2. Do hostesses intentionally put guests in the worst seats even when the restaurant is empty hoping that they wont complain, in case it gets crowded and there’s few tables left to move someone? I can’t tell you how many times I’ve gone to an empty restaurant and the hostess put us near a hot window, under the AC, next to a really large guy and there was no room, when there were clearly other tables out there.
Trust me – that’s bad luck & selective memory at work. Hostesses sometimes blow seating assignments realy badly, though.
When a restaurant is empty, you may have a fairly restricted area where they will seta you, though. Why? Because it’s likely early in a shift, and perhaps only one or two STATIONS are open – that is, have assigned servers available to wait on you. Hostesses are rightly loathe to sit a customer in a closed station, because when that station’s waiter comes on, he’s shorted a table – plus your waiter’s attention is separated by both his station and you, the lone little table outside of his station.
Why aren’t you handed off when your station’s waiter comes on? Because of computer-aided order processing, believe it or not. Once a waiter submits an order under his code, it takes a manager a few minutes to manually change that order to another waiter. Managers rarely have time to fiddle with that – and waiting for a manager to even arrive for the task takes too long as it is.
3. When you go back to the kitchen, what do you say about your customers?
About what you’d expect – but less often than you’d expect. It’s not Bitchfest 2001 back there, but some tables do get plenty of verbal attention.
Don’t all fields of endeavor rag on their clients/customers when they are out of earshot?
4. Do you really have to kiss the cooks ass to get your orders out? Do cooks often fuck with the orders of waitresses they hate?
Pretty much re: ass-kissing. If a cook and a waiter have it out, an unprofessional cook may purposely delay an order. Very, very, very rarely is the food adulterated out of spite.
5. Have you or have you seen anyone spit in or fuck with someones food?
Never once in four years had I seen that. Such actions are extremely rare. Of course, Fox-TV’s “reality” shows makes people think it happens several times a night in every restaurant.
It doesn’t. Gross adulterations of food should be less of a concern than being struck by lightning.
6. How long does it take to learn how to be a waitress?
A week to get down the basics. Formal training is normally one week – two at a fancy place.
To learn to be an EFFICIENT waiter usually takes 3-6 months. Some people have the knack and catch on quicker. Some never catch on. It depends on having a nearly-perfect short-term memory, among other traits.
7. Whats the pay like at a . . diner . . .chain restaurant . . fancy Italian restaurant?
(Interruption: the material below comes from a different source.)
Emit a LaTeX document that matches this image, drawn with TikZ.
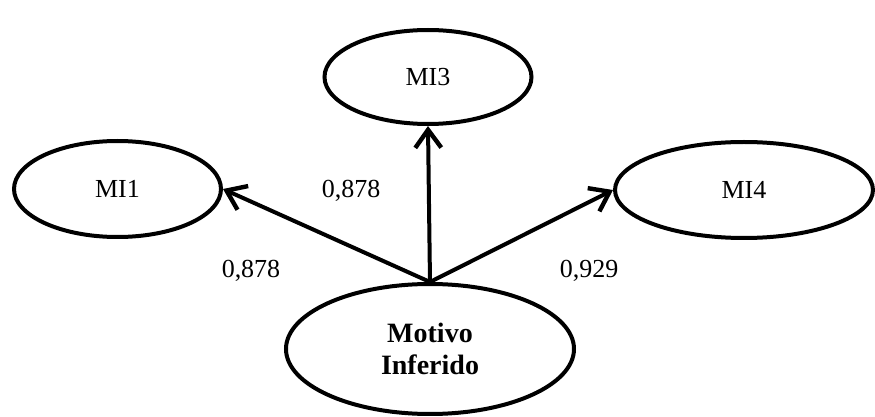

I’ll assume you mean tips included.
Varies widely by geographic region. In New Orleans, a diner employee ain’t making all that much – maybe $8-11 hourly.
Chain restaurant servers can make around $10-15 hourly. Sometimes approaching $20/hr on weekends, depending on the restaurant. These figures can fluctuate for a variety of reasons.
Fancy places in a gourmet town like New Orleans are staffed by professional waiters – more so than by starving students. These guys & gals make $25,000-$50,000 (and up) annually. The high-earners in the local food-service scene work many private parties and catered events to bump up their earnings.
**8. How long are the shifts? **
Lunch can be from 3-6 hours, depending on the amount of extra work done before or after shifts. Dinner shifts vary from 4-8 hours. Many waiters pull double-shifts (lunch & dinner), which go about 11-13 hours.